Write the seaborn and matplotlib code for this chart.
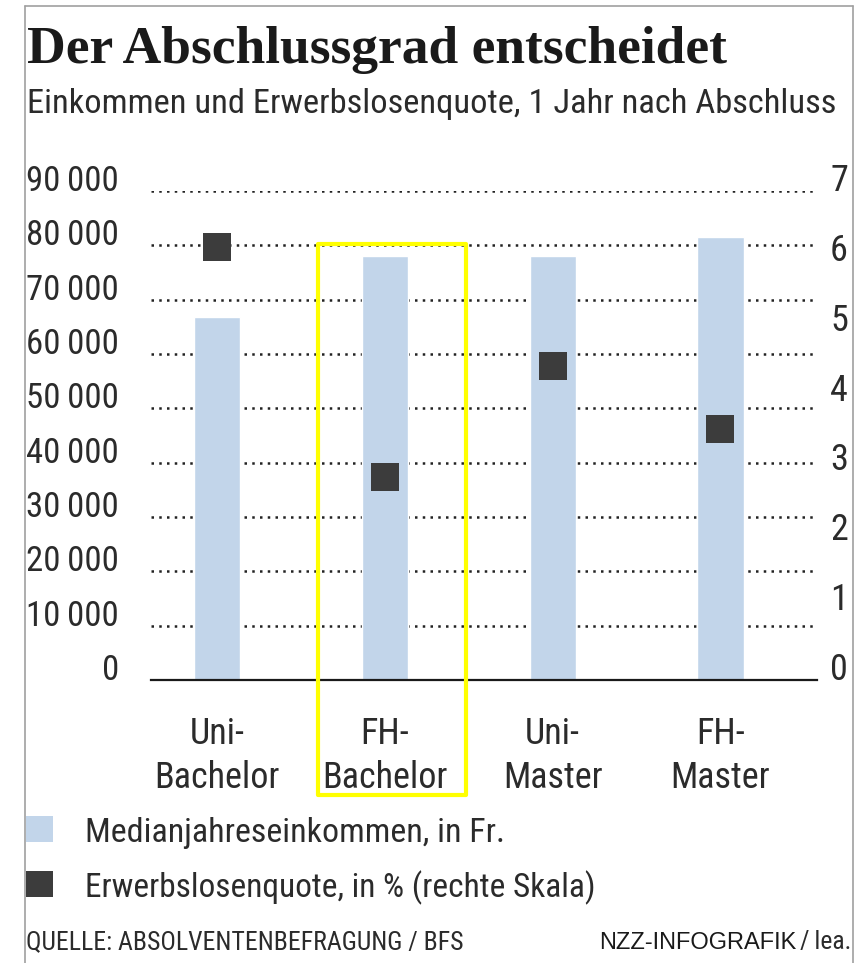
import matplotlib
matplotlib.use('Agg')
import matplotlib.pyplot as plt
import seaborn as sns
import numpy as np
import pandas as pd
from matplotlib import font_manager
from matplotlib.patches import Rectangle
from matplotlib.lines import Line2D

# Daten
categories = ['Uni-Bachelor', 'FH-Bachelor', 'Uni-Master', 'FH-Master']
tick_labels = ['Uni-\nBachelor', 'FH-\nBachelor', 'Uni-\nMaster', 'FH-\nMaster']
einkommen = [66800, 78000, 78000, 81500]
quote = [6.2, 2.9, 4.5, 3.6]
left_ticks = [0, 10000, 20000, 30000, 40000, 50000, 60000, 70000, 80000, 90000]
right_ticks = [0, 1, 2, 3, 4, 5, 6, 7]

BAR = '#c2d5ea'
SQ = '#3c3c3c'
TXT = '#2b2b2b'

sns.set_style('white')

# schmale Schrift suchen
names = {f.name for f in font_manager.fontManager.ttflist}
narrow = None
for cand in ['Roboto Condensed', 'Liberation Sans Narrow', 'Open Sans Condensed']:
    if cand in names:
        narrow = cand
        break
stretch = 'normal'
if narrow is None:
    if any(f.name == 'DejaVu Sans' and 'condensed' in str(f.stretch) for f in font_manager.fontManager.ttflist):
        narrow = 'DejaVu Sans'
        stretch = 'condensed'
    else:
        narrow = 'Roboto'
plt.rcParams['font.family'] = [narrow, 'DejaVu Sans']
plt.rcParams['font.stretch'] = stretch

W, H = 863, 963
fig = plt.figure(figsize=(W / 100, H / 100), dpi=100)


def fx(px):
    return px / W


def fy(py):
    return 1 - py / H


ax = fig.add_axes([fx(151), fy(680), fx(817) - fx(151), fy(191) - fy(680)])
df = pd.DataFrame({'kat': categories, 'einkommen': einkommen, 'quote': quote})

sns.barplot(data=df, x='kat', y='einkommen', color=BAR, saturation=1,
            width=0.275, ax=ax, zorder=2)

twin = ax.twinx()
sns.pointplot(data=df, x='kat', y='quote', ax=twin, color=SQ, markers='s',
              linestyle='none', markersize=20, markeredgewidth=0, errorbar=None)

ax.set_xlim(-0.393, 3.575)
ax.set_ylim(0, 90000)
twin.set_ylim(0, 7)

ax.set_yticks(left_ticks)
ax.set_yticklabels([f'{v:,}'.replace(',', '\u2009') for v in left_ticks])
twin.set_yticks(right_ticks)
twin.set_yticklabels([str(v) for v in right_ticks])
ax.set_xticks(range(len(tick_labels)))
ax.set_xticklabels(tick_labels, linespacing=1.28)

for a in (ax, twin):
    a.set_xlabel('')
    a.set_ylabel('')
    for s in a.spines.values():
        s.set_visible(False)
ax.spines['bottom'].set_visible(True)
ax.spines['bottom'].set_color('#1a1a1a')
ax.spines['bottom'].set_linewidth(1.6)
ax.spines['bottom'].set_zorder(3)

ax.yaxis.grid(True, linestyle=(0, (1, 2.1)), linewidth=1.8, color='#222222')
ax.xaxis.grid(False)
twin.grid(False)
ax.set_axisbelow(True)

ax.tick_params(axis='y', length=0, pad=23, labelsize=25, labelcolor=TXT)
ax.tick_params(axis='x', length=0, pad=26, labelsize=26, labelcolor=TXT)
twin.tick_params(axis='y', length=0, pad=9.4, labelsize=26, labelcolor=TXT)
for lab in ax.get_yticklabels() + twin.get_yticklabels():
    lab.set_verticalalignment('baseline')

# Rahmen
frame_kw = dict(transform=fig.transFigure, color='#a0a0a0', lw=1.2)
fig.add_artist(Line2D([fx(25), fx(25)], [fy(6), 0], **frame_kw))
fig.add_artist(Line2D([fx(853), fx(853)], [fy(6), 0], **frame_kw))
fig.add_artist(Line2D([fx(25), fx(853)], [fy(6), fy(6)], **frame_kw))

# gelbe Markierung
fig.add_artist(Rectangle((fx(318), fy(795)), fx(466) - fx(318), fy(244) - fy(795),
                         transform=fig.transFigure, fill=False, ec='#ffff00',
                         lw=3.0, joinstyle='round'))

# Titel
fig.text(fx(27), fy(63), 'Der Abschlussgrad entscheidet', family='Liberation Serif',
         weight='bold', size=38.5, color='#1a1a1a', va='baseline', ha='left')
fig.text(fx(27), fy(113), 'Einkommen und Erwerbslosenquote, 1 Jahr nach Abschluss',
         size=24.8, color=TXT, va='baseline', ha='left')

# Legende
fig.add_artist(Rectangle((fx(26), fy(842)), fx(53) - fx(26), 26 / H,
                         transform=fig.transFigure, color=BAR, lw=0))
fig.add_artist(Rectangle((fx(26), fy(897)), fx(53) - fx(26), 26 / H,
                         transform=fig.transFigure, color=SQ, lw=0))
fig.text(fx(85), fy(842), 'Medianjahreseinkommen, in Fr.', size=24.5, color=TXT,
         va='baseline', ha='left')
fig.text(fx(85), fy(897), 'Erwerbslosenquote, in % (rechte Skala)', size=24, color=TXT,
         va='baseline', ha='left')

# Fusszeile
fig.text(fx(26), fy(949), 'QUELLE: ABSOLVENTENBEFRAGUNG / BFS', size=18.5, color=TXT,
         va='baseline', ha='left')
fig.text(fx(851), fy(949), '/\u2009lea.', size=18.5, color=TXT, va='baseline', ha='right')
fig.text(fx(796), fy(949), 'NZZ-INFOGRAFIK', family='Liberation Sans', size=17,
         color='#1a1a1a', va='baseline', ha='right')

fig.savefig('out.png', dpi=100)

━━━━━━

GIVEN INSTRUCTION:
Please reproduce the listing exactly from its opening line through the line that contains "ax.set_xticklabels(tick_labels, linespacing=1.28)", both included, with all pictures omitted.

SOLUTION FOR THIS TASK:
Write the seaborn and matplotlib code for this chart.
import matplotlib
matplotlib.use('Agg')
import matplotlib.pyplot as plt
import seaborn as sns
import numpy as np
import pandas as pd
from matplotlib import font_manager
from matplotlib.patches import Rectangle
from matplotlib.lines import Line2D

# Daten
categories = ['Uni-Bachelor', 'FH-Bachelor', 'Uni-Master', 'FH-Master']
tick_labels = ['Uni-\nBachelor', 'FH-\nBachelor', 'Uni-\nMaster', 'FH-\nMaster']
einkommen = [66800, 78000, 78000, 81500]
quote = [6.2, 2.9, 4.5, 3.6]
left_ticks = [0, 10000, 20000, 30000, 40000, 50000, 60000, 70000, 80000, 90000]
right_ticks = [0, 1, 2, 3, 4, 5, 6, 7]

BAR = '#c2d5ea'
SQ = '#3c3c3c'
TXT = '#2b2b2b'

sns.set_style('white')

# schmale Schrift suchen
names = {f.name for f in font_manager.fontManager.ttflist}
narrow = None
for cand in ['Roboto Condensed', 'Liberation Sans Narrow', 'Open Sans Condensed']:
    if cand in names:
        narrow = cand
        break
stretch = 'normal'
if narrow is None:
    if any(f.name == 'DejaVu Sans' and 'condensed' in str(f.stretch) for f in font_manager.fontManager.ttflist):
        narrow = 'DejaVu Sans'
        stretch = 'condensed'
    else:
        narrow = 'Roboto'
plt.rcParams['font.family'] = [narrow, 'DejaVu Sans']
plt.rcParams['font.stretch'] = stretch

W, H = 863, 963
fig = plt.figure(figsize=(W / 100, H / 100), dpi=100)


def fx(px):
    return px / W


def fy(py):
    return 1 - py / H


ax = fig.add_axes([fx(151), fy(680), fx(817) - fx(151), fy(191) - fy(680)])
df = pd.DataFrame({'kat': categories, 'einkommen': einkommen, 'quote': quote})

sns.barplot(data=df, x='kat', y='einkommen', color=BAR, saturation=1,
            width=0.275, ax=ax, zorder=2)

twin = ax.twinx()
sns.pointplot(data=df, x='kat', y='quote', ax=twin, color=SQ, markers='s',
              linestyle='none', markersize=20, markeredgewidth=0, errorbar=None)

ax.set_xlim(-0.393, 3.575)
ax.set_ylim(0, 90000)
twin.set_ylim(0, 7)

ax.set_yticks(left_ticks)
ax.set_yticklabels([f'{v:,}'.replace(',', '\u2009') for v in left_ticks])
twin.set_yticks(right_ticks)
twin.set_yticklabels([str(v) for v in right_ticks])
ax.set_xticks(range(len(tick_labels)))
ax.set_xticklabels(tick_labels, linespacing=1.28)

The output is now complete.